The one-sentance executive summary of my position is: “Unions are a net benefit when labor is a commodity, and a net cost when labor is a specialty.”
To make sense of this, I need to examine what is a union, and what is a commodity.
- A commodity is a kind of good in which all units are more or less interchangeable. Copper is a commodity – there’s no fundamental difference between copper mined in Australia and copper mined in the US.
- A union is most fundamentally a cartel of labor. That is, it is an agreement by workers not to undercut each other on the price of their labor.
I use the term “commodity labor” to mean jobs in which workers are more or less interchangeable. This may mean that the work is simple enough that anyone can do it – like for example, washing dishes. Or it may mean that the techniques involved are highly standardized and legislated, so that there is little difference between workers. An example of this would be electricians and plumbers.
Specialty labor, on the other hand, is where each worker has a unique skill set that is not easily replaced. This is true in almost any creative field; The one I am most familiar with is software engineering.
For commodity laborers, unions provide an important benefit of maintaining a decent wage. Normally, in an unrestricted free market, the suppliers of a commodity will underbid each other until the price of the commodity drops to just above its “replacement cost”, i.e. the cost to actually produce the commodity. For labor, the replacement cost is called “starvation wages” – the lowest possible that you can pay someone and still keep them alive and producing children. Before the development of unions, such working conditions were common.
Unions are at their most powerful when they have a means to prevent independent workers from undercutting the union price, when they in effect have a monopoly on labor. This is a classic prisoner’s dilemma – an unemployed individual might gain a temporary advantage by agreeing to reduced wages, but he is better off if no one else does the same.

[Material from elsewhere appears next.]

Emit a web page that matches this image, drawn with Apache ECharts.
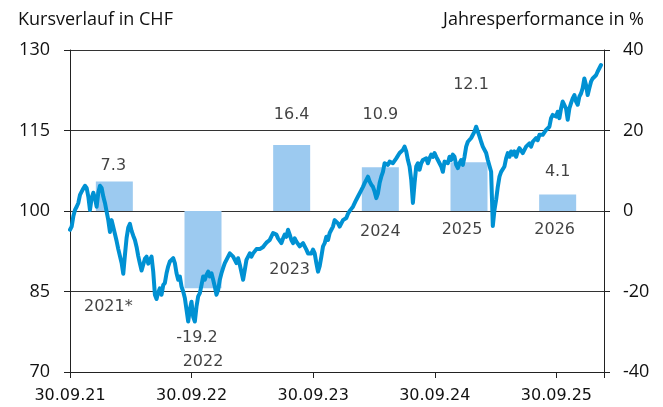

In a specialty labor market, things are quite different. For one thing, workers aren’t competing with each other directly on price, since workers aren’t as interchangeable. If I need someone to work on Windows device drivers, I not only need to find someone who knows about that specific application domain, I need to decide how much I want to pay vs. the skill level I am likely to get – that is, I can get someone really good and pay a lot for it, or I can get someone not quite as good and pay less.
A programmer who is highly skilled at these tasks has a great deal of bargaining power and can command high wages. They have no need for a cartel to increase their bargaining power, and in fact such a cartel would merely act as a leveler. Even a mediocre engineer with a poor track record, who doesn’t have quite as much bargaining power, still has a great deal, and they can imagine that someday they might have more. As a result, they are unlikely to want to enter into a system where wages are negotiated collectively rather than individually.
Specialty labor markets are also where the negative effects of unions are most apparent, especially when the union is in a monopoly position. Unions can be a drag on innovation and creativity in a number of important ways, such as by requiring that promotions be based on seniority rather than pure merit. They also create barriers to entry (such as the exorbitant fees required for joining some unions) which might drive away impoverished but enterprising young workers.
A young, inexperienced worker with new ideas who is not weighed down by preconceived notions might fare better in a non-union environment, especially if they are in an industry in which individual creativity and enterprise are well rewarded.